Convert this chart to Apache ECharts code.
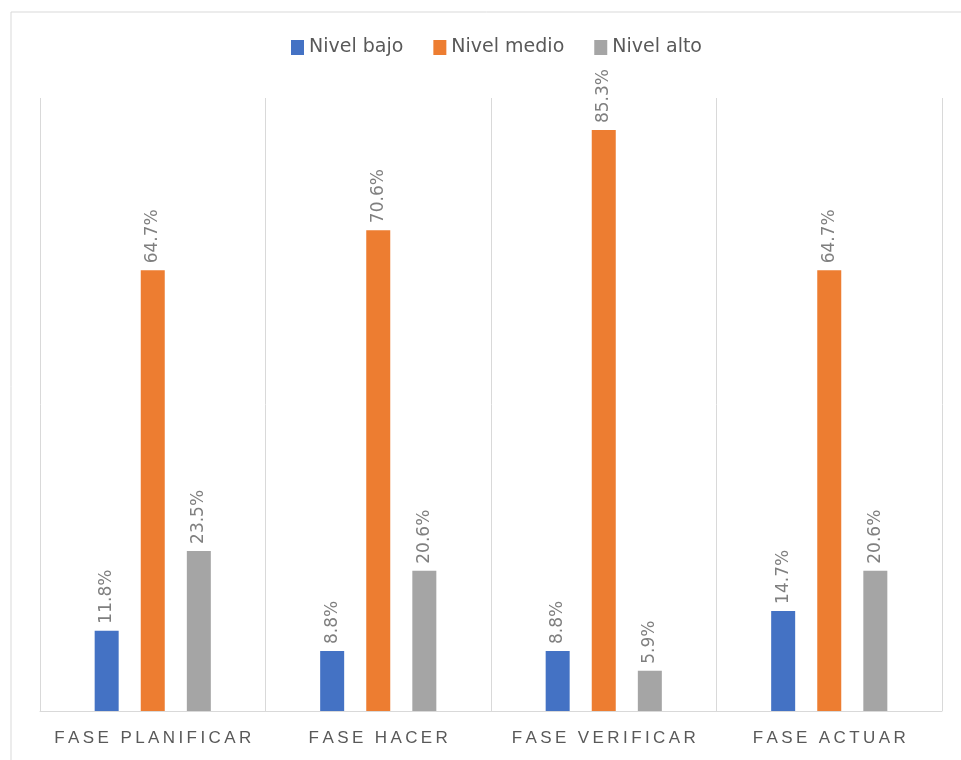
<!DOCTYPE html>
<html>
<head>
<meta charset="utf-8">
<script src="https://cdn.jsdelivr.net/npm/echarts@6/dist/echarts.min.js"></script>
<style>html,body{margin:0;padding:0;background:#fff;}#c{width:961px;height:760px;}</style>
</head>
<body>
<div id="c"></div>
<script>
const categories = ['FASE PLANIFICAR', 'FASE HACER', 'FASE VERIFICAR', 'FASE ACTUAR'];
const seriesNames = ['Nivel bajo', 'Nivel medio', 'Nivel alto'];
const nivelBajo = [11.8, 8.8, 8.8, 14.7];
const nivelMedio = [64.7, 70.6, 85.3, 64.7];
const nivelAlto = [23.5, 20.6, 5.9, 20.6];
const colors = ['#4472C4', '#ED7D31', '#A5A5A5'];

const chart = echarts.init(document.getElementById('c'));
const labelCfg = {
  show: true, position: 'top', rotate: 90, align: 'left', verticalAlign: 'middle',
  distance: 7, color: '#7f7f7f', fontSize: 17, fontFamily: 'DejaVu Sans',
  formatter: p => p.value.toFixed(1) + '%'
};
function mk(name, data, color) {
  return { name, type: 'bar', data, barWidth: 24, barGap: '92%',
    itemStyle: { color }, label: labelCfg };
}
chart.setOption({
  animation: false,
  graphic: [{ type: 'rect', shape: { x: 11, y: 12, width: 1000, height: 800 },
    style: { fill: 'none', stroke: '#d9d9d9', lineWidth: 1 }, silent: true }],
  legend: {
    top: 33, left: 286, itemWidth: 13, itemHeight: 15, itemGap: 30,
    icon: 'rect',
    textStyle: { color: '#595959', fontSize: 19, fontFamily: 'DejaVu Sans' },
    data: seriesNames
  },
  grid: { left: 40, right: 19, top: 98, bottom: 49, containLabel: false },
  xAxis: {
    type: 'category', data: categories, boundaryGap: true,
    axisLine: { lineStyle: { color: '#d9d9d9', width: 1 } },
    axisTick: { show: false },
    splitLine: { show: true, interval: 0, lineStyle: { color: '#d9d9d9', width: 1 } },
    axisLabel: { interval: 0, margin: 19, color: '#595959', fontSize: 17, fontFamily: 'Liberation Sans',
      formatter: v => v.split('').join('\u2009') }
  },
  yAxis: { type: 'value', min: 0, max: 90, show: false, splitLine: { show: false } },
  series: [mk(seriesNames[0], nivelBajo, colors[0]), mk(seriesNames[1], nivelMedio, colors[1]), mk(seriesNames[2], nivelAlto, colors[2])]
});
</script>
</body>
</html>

▶ Request
Your copy of the data above should match it exactly, except that pictures are left out.

▶ Answer
Convert this chart to Apache ECharts code.
<!DOCTYPE html>
<html>
<head>
<meta charset="utf-8">
<script src="https://cdn.jsdelivr.net/npm/echarts@6/dist/echarts.min.js"></script>
<style>html,body{margin:0;padding:0;background:#fff;}#c{width:961px;height:760px;}</style>
</head>
<body>
<div id="c"></div>
<script>
const categories = ['FASE PLANIFICAR', 'FASE HACER', 'FASE VERIFICAR', 'FASE ACTUAR'];
const seriesNames = ['Nivel bajo', 'Nivel medio', 'Nivel alto'];
const nivelBajo = [11.8, 8.8, 8.8, 14.7];
const nivelMedio = [64.7, 70.6, 85.3, 64.7];
const nivelAlto = [23.5, 20.6, 5.9, 20.6];
const colors = ['#4472C4', '#ED7D31', '#A5A5A5'];

const chart = echarts.init(document.getElementById('c'));
const labelCfg = {
  show: true, position: 'top', rotate: 90, align: 'left', verticalAlign: 'middle',
  distance: 7, color: '#7f7f7f', fontSize: 17, fontFamily: 'DejaVu Sans',
  formatter: p => p.value.toFixed(1) + '%'
};
function mk(name, data, color) {
  return { name, type: 'bar', data, barWidth: 24, barGap: '92%',
    itemStyle: { color }, label: labelCfg };
}
chart.setOption({
  animation: false,
  graphic: [{ type: 'rect', shape: { x: 11, y: 12, width: 1000, height: 800 },
    style: { fill: 'none', stroke: '#d9d9d9', lineWidth: 1 }, silent: true }],
  legend: {
    top: 33, left: 286, itemWidth: 13, itemHeight: 15, itemGap: 30,
    icon: 'rect',
    textStyle: { color: '#595959', fontSize: 19, fontFamily: 'DejaVu Sans' },
    data: seriesNames
  },
  grid: { left: 40, right: 19, top: 98, bottom: 49, containLabel: false },
  xAxis: {
    type: 'category', data: categories, boundaryGap: true,
    axisLine: { lineStyle: { color: '#d9d9d9', width: 1 } },
    axisTick: { show: false },
    splitLine: { show: true, interval: 0, lineStyle: { color: '#d9d9d9', width: 1 } },
    axisLabel: { interval: 0, margin: 19, color: '#595959', fontSize: 17, fontFamily: 'Liberation Sans',
      formatter: v => v.split('').join('\u2009') }
  },
  yAxis: { type: 'value', min: 0, max: 90, show: false, splitLine: { show: false } },
  series: [mk(seriesNames[0], nivelBajo, colors[0]), mk(seriesNames[1], nivelMedio, colors[1]), mk(seriesNames[2], nivelAlto, colors[2])]
});
</script>
</body>
</html>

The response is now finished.